– Тогда скажите нам… Раз человек оказался заперт в этом квадрате, скажите же нам, наконец, как случилось, что вы его упустили?.. Вот уже полчаса я пытаюсь добиться от вас ответа на этот простой вопрос!..
Рультабий снова вытащил луковицу своих часов, украшавших нагрудный карман его жилета, и, невозмутимо взглянув на циферблат, заявил:
– Господин председатель, вы можете спрашивать меня об этом еще три с половиной часа, все равно я смогу ответить на ваш вопрос не раньше чем в половине седьмого!
На этот раз шепот, пробежавший по залу, не выразил ни досады, ни разочарования. В Рультабия начинали верить. Ему оказывали доверие. Теперь уже всех забавляла та настойчивость, с какой он назначал председателю определенный час, будто договаривался о встрече с приятелем.
Что же касается самого председателя, то, поразмыслив видно, он решил не сердиться на этого мальчика, а, смирившись с неизбежным, веселиться вместе со всеми. Рультабий внушал симпатию, и председательствующий проникся этим чувством. К тому же молодой человек с такой точностью определил роль госпожи Матье в этом деле и так хорошо растолковал каждое ее движение в ту ночь, что г-н де Року вынужден был в какой-то мере отнестись к нему всерьез.
– Ну что ж, господин Рультабий, – сказал он, – как пожелаете! Но чтобы до половины седьмого я вас здесь больше не видел!
Рультабий поклонился председателю суда и, покачивая своей большой, круглой головой, направился к двери, ведущей в зал свидетелей.
* * *
Взглядом он искал меня, но так и не нашел. Тогда я потихоньку выбрался из тисков сжимавшей меня толпы и вышел из зала суда почти одновременно с Рультабием.

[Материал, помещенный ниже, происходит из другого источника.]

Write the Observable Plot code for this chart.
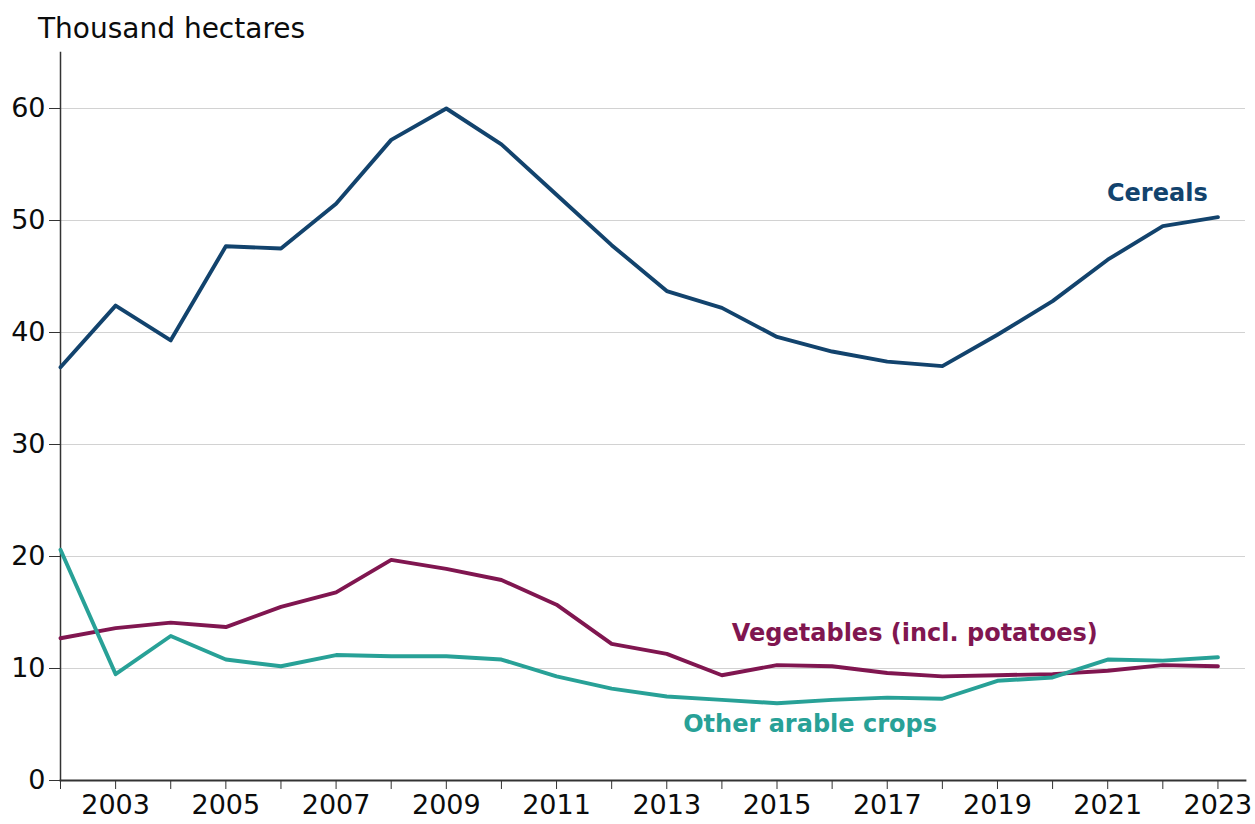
<!DOCTYPE html>
<html>
<head>
<meta charset="utf-8">
<script src="https://cdn.jsdelivr.net/npm/d3@7"></script>
<script src="https://cdn.jsdelivr.net/npm/@observablehq/plot@0.6"></script>
<style>
  body { margin: 0; background: #fff; font-family: "DejaVu Sans", sans-serif; color: #0b0c0c; }
  #title { font-size: 28px; line-height: 1; padding: 15px 0 0 38px; height: 45px; box-sizing: border-box; }
</style>
</head>
<body>
<div id="title">Thousand hectares</div>
<div id="chart"></div>
<script>
const years = [2002,2003,2004,2005,2006,2007,2008,2009,2010,2011,2012,2013,2014,2015,2016,2017,2018,2019,2020,2021,2022,2023];
const cereals = [36.9,42.4,39.3,47.7,47.5,51.5,57.2,60.0,56.8,52.3,47.8,43.7,42.2,39.6,38.3,37.4,37.0,39.8,42.8,46.5,49.5,50.3];
const vegetables = [12.7,13.6,14.1,13.7,15.5,16.8,19.7,18.9,17.9,15.7,12.2,11.3,9.4,10.3,10.2,9.6,9.3,9.4,9.5,9.8,10.3,10.2];
const otherArable = [20.6,9.5,12.9,10.8,10.2,11.2,11.1,11.1,10.8,9.3,8.2,7.5,7.2,6.9,7.2,7.4,7.3,8.9,9.2,10.8,10.7,11.0];
const seriesNames = ["Cereals", "Vegetables (incl. potatoes)", "Other arable crops"];
const seriesColors = ["#12436D", "#801650", "#28A197"];
const yTicks = [0,10,20,30,40,50,60];
const labelYears = [2021.9, 2017.5, 2015.6];
const labelValues = [52.4, 13.1, 5.0];

const rows = [];
[cereals, vegetables, otherArable].forEach((vals, i) => {
  years.forEach((yr, j) => rows.push({series: seriesNames[i], year: yr, value: vals[j]}));
});
const labels = seriesNames.map((s, i) => ({series: s, year: labelYears[i], value: labelValues[i]}));

const chart = Plot.plot({
  width: 1255,
  height: 779,
  marginTop: 7,
  marginBottom: 44,
  marginLeft: 60,
  marginRight: 10,
  style: {fontFamily: "DejaVu Sans, sans-serif", fontSize: "27px", color: "#0b0c0c", background: "#fff"},
  x: {domain: [2002, 2023.5]},
  y: {domain: [0, 65]},
  color: {domain: seriesNames, range: seriesColors},
  marks: [
    Plot.gridY(yTicks.slice(1), {stroke: "#d2d2d2", strokeOpacity: 1, strokeWidth: 1.2}),
    Plot.frame({anchor: "left", stroke: "#333", strokeWidth: 1.5}),
    Plot.frame({anchor: "bottom", stroke: "#333", strokeWidth: 1.8}),
    Plot.axisY({ticks: yTicks, tickSize: 11, tickPadding: 4, label: null, stroke: "#333"}),
    Plot.axisX({ticks: years, tickSize: 9, tickPadding: 5, label: null, stroke: "#333",
      tickFormat: d => (d % 2 ? String(d) : "")}),
    Plot.line(rows, {x: "year", y: "value", z: "series", stroke: "series", strokeWidth: 3.9, strokeLinejoin: "round"}),
    Plot.text(labels, {x: "year", y: "value", text: "series", fill: "series", fontSize: 24, fontWeight: "bold", textAnchor: "middle"})
  ]
});
document.getElementById("chart").appendChild(chart);
</script>
</body>
</html>
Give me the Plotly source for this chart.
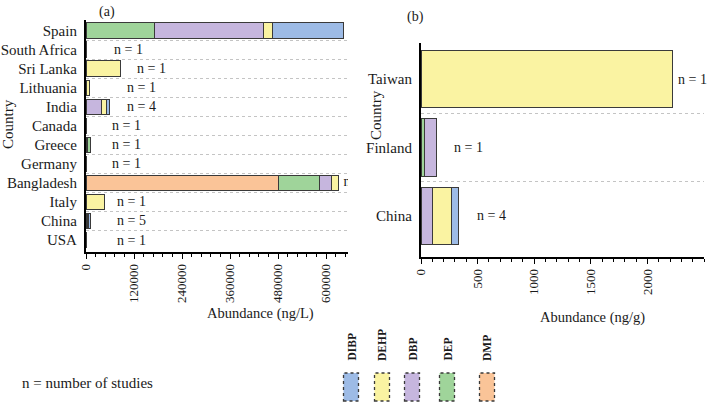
import plotly.graph_objects as go

# ---------------- data ----------------
series = ["DMP", "DEP", "DBP", "DEHP", "DIBP"]
legend_order = ["DIBP", "DEHP", "DBP", "DEP", "DMP"]

# Panel (a): water, ng/L  (listed bottom -> top)
countries_a = ["USA", "China", "Italy", "Bangladesh", "Germany", "Greece",
               "Canada", "India", "Lithuania", "Sri Lanka", "South Africa", "Spain"]
n_a = [1, 5, 1, 2, 1, 1, 1, 4, 1, 1, 1, 3]
dmp_a = [0, 0, 0, 480000, 0, 2500, 0, 0, 0, 0, 0, 0]
dep_a = [0, 1000, 0, 102500, 1500, 9000, 0, 0, 0, 0, 0, 170000]
dbp_a = [0, 3000, 0, 30000, 0, 0, 0, 37500, 0, 0, 0, 272500]
dehp_a = [600, 3000, 45000, 17500, 0, 0, 500, 12500, 8000, 85000, 800, 22500]
dibp_a = [0, 5000, 0, 0, 0, 0, 0, 7500, 1500, 0, 0, 177500]
label_x_a = [72500, 72500, 72500, 644000, 60000, 60000, 60000, 97500, 97500,
             122500, 65000, 672500]
ticks_a = [0, 120000, 240000, 360000, 480000, 600000]

# Panel (b): ng/g  (bottom -> top)
countries_b = ["China", "Finland", "Taiwan"]
n_b = [4, 1, 1]
dmp_b = [0, 0, 0]
dep_b = [0, 35, 0]
dbp_b = [105, 100, 0]
dehp_b = [168, 0, 2225]
dibp_b = [62, 0, 0]
label_x_b = [477, 274, 2255]
ticks_b = [0, 500, 1000, 1500, 2000]

vals_a = {"DMP": dmp_a, "DEP": dep_a, "DBP": dbp_a, "DEHP": dehp_a, "DIBP": dibp_a}
vals_b = {"DMP": dmp_b, "DEP": dep_b, "DBP": dbp_b, "DEHP": dehp_b, "DIBP": dibp_b}

colors = {"DIBP": "#9dbbe6", "DEHP": "#faf3a2", "DBP": "#c6b6de",
          "DEP": "#9fd49a", "DMP": "#fac498"}

# ---------------- figure ----------------
W, H = 709, 406
FONT = "Liberation Serif"
INK = "#1a1a1a"
OUT = "#3a3a3a"

ya = list(range(len(countries_a)))
yb = list(range(len(countries_b)))

fig = go.Figure()
for s in series:
    fig.add_trace(go.Bar(x=vals_a[s], y=ya, orientation="h", width=0.8,
                         marker=dict(color=colors[s], line=dict(color=OUT, width=1)),
                         xaxis="x", yaxis="y", showlegend=False, name=s))
    fig.add_trace(go.Bar(x=vals_b[s], y=yb, orientation="h", width=0.84,
                         marker=dict(color=colors[s], line=dict(color=OUT, width=1)),
                         xaxis="x2", yaxis="y2", showlegend=False, name=s))

# n labels; Bangladesh label gets clipped by the plot area as in the original
clip_idx = [i for i, c in enumerate(countries_a) if c == "Bangladesh"]
fig.add_trace(go.Scatter(x=[label_x_a[i] for i in clip_idx], y=[ya[i] for i in clip_idx],
                         text=[f"n = {n_a[i]}" for i in clip_idx], mode="text",
                         textposition="middle right", cliponaxis=True,
                         textfont=dict(family=FONT, size=14, color=INK),
                         xaxis="x", yaxis="y", showlegend=False))

annotations = []
for i, c in enumerate(countries_a):
    if i in clip_idx:
        continue
    annotations.append(dict(x=label_x_a[i], y=ya[i], xref="x", yref="y",
                            text=f"n = {n_a[i]}", showarrow=False, xanchor="left",
                            font=dict(family=FONT, size=14, color=INK)))
for i, c in enumerate(countries_b):
    annotations.append(dict(x=label_x_b[i], y=yb[i], xref="x2", yref="y2",
                            text=f"n = {n_b[i]}", showarrow=False, xanchor="left",
                            font=dict(family=FONT, size=14, color=INK)))


def px(x):
    return x / W


def py(y):
    return 1 - y / H


def txt(x, y, text, size=13, angle=0, xa="center", ya_="middle"):
    annotations.append(dict(x=px(x), y=py(y), xref="paper", yref="paper", text=text,
                            showarrow=False, textangle=angle, xanchor=xa, yanchor=ya_,
                            font=dict(family=FONT, size=size, color=INK)))


txt(107, 12, "(a)", 14)
txt(415, 17, "(b)", 14)
txt(8, 124, "Country", 15, -90)
txt(376, 115, "Country", 15, -90)
txt(260, 313, "Abundance (ng/L)", 14.5)
txt(592, 317, "Abundance (ng/g)", 14.5)
txt(20, 383, "n = number of studies", 15, 0, "left")

shapes = []
legend_cx = [351, 382, 412, 447, 487]
for name, cx in zip(legend_order, legend_cx):
    txt(cx, 363, f"<b>{name}</b>", 11.5, -90, "center", "bottom")
    shapes.append(dict(type="rect", xref="paper", yref="paper",
                       x0=px(cx - 7.5), x1=px(cx + 7.5), y0=py(401), y1=py(373),
                       fillcolor=colors[name], line=dict(color=OUT, width=1.3, dash="dot")))

tickfont = dict(family=FONT, size=13, color=INK)
catfont = dict(family=FONT, size=15, color=INK)

xcommon = dict(showline=True, linecolor="black", linewidth=1.5, ticks="outside",
               ticklen=5, tickwidth=1.3, tickcolor="black", tickangle=-90,
               showgrid=False, zeroline=False, tickfont=tickfont, automargin=False)
ycommon = dict(showline=True, linecolor="black", linewidth=2.2, ticks="",
               showgrid=False, zeroline=False, tickfont=catfont, ticklabelstandoff=4,
               automargin=False)

fig.update_layout(
    width=W, height=H, autosize=False,
    margin=dict(l=0, r=0, t=0, b=0, pad=0),
    paper_bgcolor="white", plot_bgcolor="white",
    barmode="stack", bargap=0.2,
    xaxis=dict(domain=[px(86), px(348)], anchor="y", range=[0, 655000],
               tickvals=ticks_a, ticktext=[str(t) for t in ticks_a],
               minor=dict(dtick=24000, ticks="outside", ticklen=3, tickcolor="black",
                          showgrid=False), **xcommon),
    yaxis=dict(domain=[py(252), py(20)], anchor="x", range=[-0.63, 11.55],
               tickvals=ya, ticktext=countries_a,
               minor=dict(tickvals=[i + 0.5 for i in ya[:-1]], showgrid=True,
                          gridcolor="#c4c4c4", griddash="dot", gridwidth=1, ticks=""),
               **ycommon),
    xaxis2=dict(domain=[px(421), px(704)], anchor="y2", range=[0, 2500],
                tickvals=ticks_b, ticktext=[str(t) for t in ticks_b],
                minor=dict(dtick=100, ticks="outside", ticklen=3, tickcolor="black",
                           showgrid=False), **xcommon),
    yaxis2=dict(domain=[py(257), py(43)], anchor="x2", range=[-0.6, 2.53],
                tickvals=yb, ticktext=countries_b,
                minor=dict(tickvals=[i + 0.5 for i in yb[:-1]], showgrid=True,
                           gridcolor="#c4c4c4", griddash="dot", gridwidth=1, ticks=""),
                **ycommon),
    annotations=annotations,
    shapes=shapes,
)

fig.write_html("out.html")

Мой изумительный друг встретил меня с распростертыми объятиями. Он был счастлив и на удивление говорлив, восторженно тряс меня за руки.
– Мой дорогой друг, – сказал я ему, – не стану вас спрашивать, зачем вы ездили в Америку. Иначе вы мне, пожалуй, ответите так же, как председателю, что сможете рассказать об этом только в половине седьмого…
– Нет, мой дорогой Сенклер. Нет, мой дорогой! Вам я сразу же отвечу, зачем я ездил в Америку, потому что вы мой друг. Я ездил, чтобы узнать имя второй половинки убийцы!
– Вот как! Вот как! Имя второй половинки…
– Именно так. Когда мы в последний раз покидали Гландье, я уже знал обе половинки убийцы, а кроме того, имя одной из этих половинок. И в Америку я ездил, чтобы отыскать имя другой известной мне половинки…
В этот момент мы как раз вошли в зал свидетелей. Все присутствующие бросились к Рультабию, всячески выражая ему свое расположение. Репортер был очень любезен со всеми, за исключением Артура Ранса, по отношению к которому проявил крайнюю сдержанность. Когда в зале появился Фредерик Ларсан, Рультабий подошел к нему и наградил одним из тех крепких рукопожатий, болезненный секрет которых был ведом ему одному и после которых ощущение было такое, будто у вас перебиты пальцы. Рультабий, должно быть, не сомневался в том, что здорово обошел его, раз выразил свою симпатию таким образом. Ларсан улыбался, уверенный в себе; и в свою очередь стал спрашивать его, зачем он ездил в Америку. Тут Рультабий, взяв его под руку, рассказал ему с десяток анекдотов о своем путешествии. Затем они незаметно удалились, ведя разговор о вещах более серьезных, и я из деликатности отстал от них. К тому же мне хотелось поскорее вернуться в зал суда, где продолжался допрос свидетелей. Я пробрался на свое место и сразу же почувствовал, что публика не придавала особого значения тому, что происходило сейчас, с нетерпением дожидаясь половины седьмого.